HNI expects to see a housing study from the EDA as soon as next month, with information on housing needs, Braam said.
Currently, the initiative is building a coordinated plan based off of a 2012 housing study and a plan from Crookston that the Community Housing Development Corporation (CHDC) gave it.
The plan plays into the conversion of apartments at the old middle school by the CHDC. The company is seeking tax credits through the Minnesota Housing Finance Agency (MHFA).
To gain the credits CHDC must show the housing need in New Ulm, which the plan could illustrate.
The CHDC applies for the credits this spring, will find out if it gets the credits in the fall and can get to work next year.
“Nothing is going to happen overnight folks, I hate to burst that bubble on that front but, when it comes to housing, it takes some time,” Braam said.
HNI will hold a public forum at 6 p.m. on May 6 in the library in partnership with the League of Women Voters to collect opinions of housing needs.

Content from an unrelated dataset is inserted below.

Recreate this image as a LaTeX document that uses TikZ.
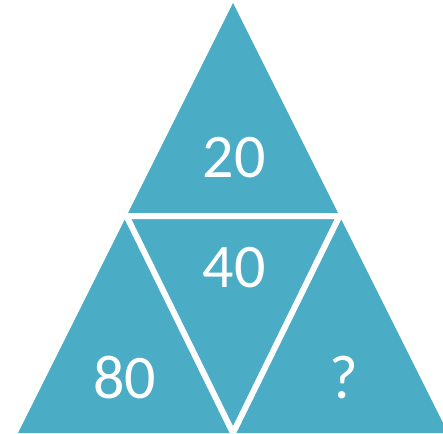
\documentclass[tikz,border=0pt]{standalone}
\usepackage{fontspec}
\setmainfont{Carlito}
\definecolor{aqua}{HTML}{4BACC6}

\begin{document}
\begin{tikzpicture}[x=1pt, y=-1pt]
\useasboundingbox (0,0) rectangle (443,433);
\coordinate (top) at (233,3);
\coordinate (bl) at (18,433);
\coordinate (br) at (448,433);
\coordinate (ml) at (126.5,216);
\coordinate (mr) at (339.5,216);
\coordinate (mb) at (233,433);
\fill[aqua] (top) -- (bl) -- (br) -- cycle;
\draw[white, line width=6pt] (ml) -- (mr) -- (mb) -- cycle;
\node (20) [anchor=base, text=white, font=\fontsize{62}{62}\selectfont, inner sep=0pt] at (234,177) {20};
\node (40) [anchor=base, text=white, font=\fontsize{62}{62}\selectfont, inner sep=0pt] at (234,287) {40};
\node (80) [anchor=base, text=white, font=\fontsize{62}{62}\selectfont, inner sep=0pt] at (124.5,398) {80};
\node (q) [anchor=base, text=white, font=\fontsize{62}{62}\selectfont, inner sep=0pt] at (344,398) {?};
\end{tikzpicture}
\end{document}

The workforce training and education program is in flux, having changed its name a couple of times, according to Tami Murphy.
Murphy spoke for the program. It is currently looking into youth internships and retraining programs for people who switch careers later in life.
One idea is to develop internship programs that pair on-the-job training with additional educational opportunities and community building activities for the interns to keep them invested in New Ulm.
Murphy emphasized the need to work with the people already here, as the job-to-worker ratio is largely one-to-one. So attracting workers from other communities would be fruitless.
Dr. Ann Vogel spoke on efforts to develop a youth center. The group has found that most similar-sized communities cannot sustain a designated building.
Most either run out of funding or interest from the community, Vogel said.
Instead, the group is looking to work with the Parks and Recreation department and New Ulm Public Schools to take advantage of multipurpose spaces.
Vogel said they have found through surveys that most older kids would simply like a place to hang out whereas younger kids seek structured activities.
After the updates, Audra Shaneman, president/CEO of the Chamber, said the marketing program that seeks to attract new citizens to New Ulm has a lot of public support but lacks someone to lead it.
The New Ulm Area Foundation is also looking to aid groups with grants via programs that meet one of its four pillars: art, historic preservation, economic development and education.